La pharmacie des princes de Condé.
C’est Sarah Gillois, animatrice du patrimoine de la ville de Chantilly qui nous raconte l’histoire de la chapelle Saint-Laurent transformée en musée de la pharmacie des princes de Condé. À l’origine, il s’agit d’une des sept chapelles (dont les noms reprennent les sept basiliques romaines) construites entre 1532 et 1538 par le connétable Anne de Montmorency aux alentours du château. Elle fut détruite en 1724, lors de la construction des grandes écuries, pour être reconstruite dans le style du XVIIIe siècle dans la cour de l’hospice Condé.

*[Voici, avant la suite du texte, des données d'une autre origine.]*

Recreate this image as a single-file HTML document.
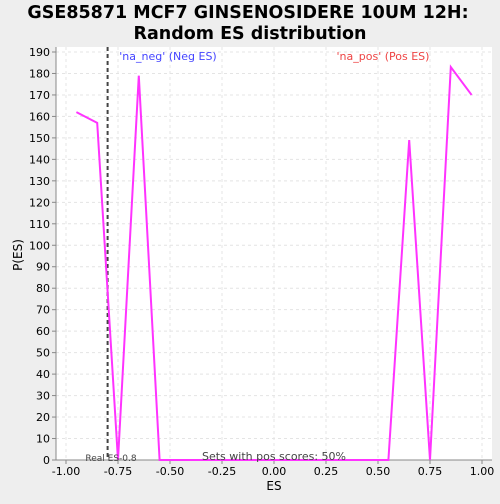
<!DOCTYPE html>
<html><head><meta charset="utf-8"><style>
body{margin:0;background:#eeeeee;font-family:"DejaVu Sans","Liberation Sans",sans-serif;}
</style></head><body>
<svg width="500" height="500" xmlns="http://www.w3.org/2000/svg">
<text x="248" y="18" text-anchor="middle" font-size="17.5" font-weight="bold" fill="#000">GSE85871 MCF7 GINSENOSIDERE 10UM 12H:</text>
<text x="250" y="39" text-anchor="middle" font-size="17.5" font-weight="bold" fill="#000">Random ES distribution</text>
<rect x="56" y="47" width="436" height="413" fill="#fff"/>
<g id="grid"></g><g id="axes"></g><g id="series"></g>
<text x="168" y="60" text-anchor="middle" font-size="11" fill="#4444ff">'na_neg' (Neg ES)</text>
<text x="383" y="60" text-anchor="middle" font-size="11" fill="#ee4444">'na_pos' (Pos ES)</text>
<text x="274" y="460" text-anchor="middle" font-size="11" fill="#444">Sets with pos scores: 50%</text>
<text x="111" y="461" text-anchor="middle" font-size="9" fill="#444">Real ES-0.8</text>
<text x="274" y="490" text-anchor="middle" font-size="12" fill="#000">ES</text>
<text x="22" y="255" text-anchor="middle" font-size="12" fill="#000" transform="rotate(-90 22 255)">P(ES)</text>
</svg>
<script>
const xs=[-0.95,-0.85,-0.75,-0.65,-0.55,0.55,0.65,0.75,0.85,0.95];
const ys=[162,157,0,179,0,0,149,0,183,170];
const xTicks=[-1,-0.75,-0.5,-0.25,0,0.25,0.5,0.75,1];
const xTickLabels=["-1.00","-0.75","-0.50","-0.25","0.00","0.25","0.50","0.75","1.00"];
const yTicks=[0,10,20,30,40,50,60,70,80,90,100,110,120,130,140,150,160,170,180,190];
const realES=-0.8;
const NS="http://www.w3.org/2000/svg";
const X=v=>274+v*208, Y=v=>460-v*(408/190);
function mk(t,a,p){const e=document.createElementNS(NS,t);for(const k in a)e.setAttribute(k,a[k]);p.appendChild(e);return e;}
const g=document.getElementById('grid'),ax=document.getElementById('axes'),s=document.getElementById('series');
yTicks.forEach(v=>{
 const l=mk('line',{x1:56,x2:492,y1:Y(v),y2:Y(v),stroke:'#e4e4e4','stroke-dasharray':'3,3'},g);
 
 
 mk('line',{x1:52,x2:56,y1:Y(v),y2:Y(v),stroke:'#888'},ax);
 const t=mk('text',{x:50,y:Y(v)+4,'text-anchor':'end','font-size':11},ax);t.textContent=v;
 
 
});
xTicks.forEach((v,i)=>{
 const l=mk('line',{x1:X(v),x2:X(v),y1:47,y2:460,stroke:'#e4e4e4','stroke-dasharray':'3,3'},g);
 
 
 mk('line',{x1:X(v),x2:X(v),y1:460,y2:464,stroke:'#888'},ax);
 const t=mk('text',{x:X(v),y:475,'text-anchor':'middle','font-size':11},ax);t.textContent=xTickLabels[i];
 
 
});
mk('line',{x1:56,x2:56,y1:47,y2:460,stroke:'#888'},ax);
mk('line',{x1:56,x2:492,y1:460,y2:460,stroke:'#888'},ax);
const r=mk('line',{x1:X(realES),x2:X(realES),y1:47,y2:460,stroke:'#444','stroke-width':2,'stroke-dasharray':'4,3'},s);


const p=mk('polyline',{points:xs.map((x,i)=>X(x)+','+Y(ys[i])).join(' '),fill:'none',stroke:'#ff33ff','stroke-width':2},s);


</script>
</body></html>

Ce dernier fut fondé en 1647, d’abord sur la commune de Vineuil, sous le nom de « Charité », par la petite-fille du connétable et mère du Grand Condé, Charlotte de Montmorency, puis transféré à Chantilly, en 1736, par Louis-Henri duc de Bourbon, prince de Condé. Il se dota alors d’une salle de chirurgie et d’une pharmacie dont les pots sont aujourd’hui exposés dans la chapelle Saint-Laurent. Le plus extraordinaire dans l’histoire de la chapelle est probablement son transfert de quelques mètres, en 1981 (pour dégager un passage), qui prit trois jours : scellée sur un bloc de béton, elle fut déplacée à l’aide de câbles reliés à des vérins hydrauliques. À l’intérieur, les 121 pots de pharmacie, datés de 1786-1787 aux armes des Condé avec les fleurs de lys royales (et la brisure au centre, indiquant qu’il s’agit d’une branche cadette) constituent une des collections les plus homogènes et harmonieuses qui existe (seuls deux pots sont manquants), arrivée par l’intermédiaire d’un certain Bazin, marchand de faïences rue des Fossés-Saint-Germain-l’Auxerrois, à Paris. Sur une étagère, se trouve aussi une très belle collection de pots commandés par le duc d’Aumale.
Pots, vases, urnes, soupières, chevrettes et cassolettes, tous marqués d’un cartouche, sont classés Monuments historiques depuis 1975. Aujourd’hui, la Fondation Condé de Chantilly (la plus vieille fondation de France) met en valeur sa riche histoire à travers ses belles collections pharmaceutiques.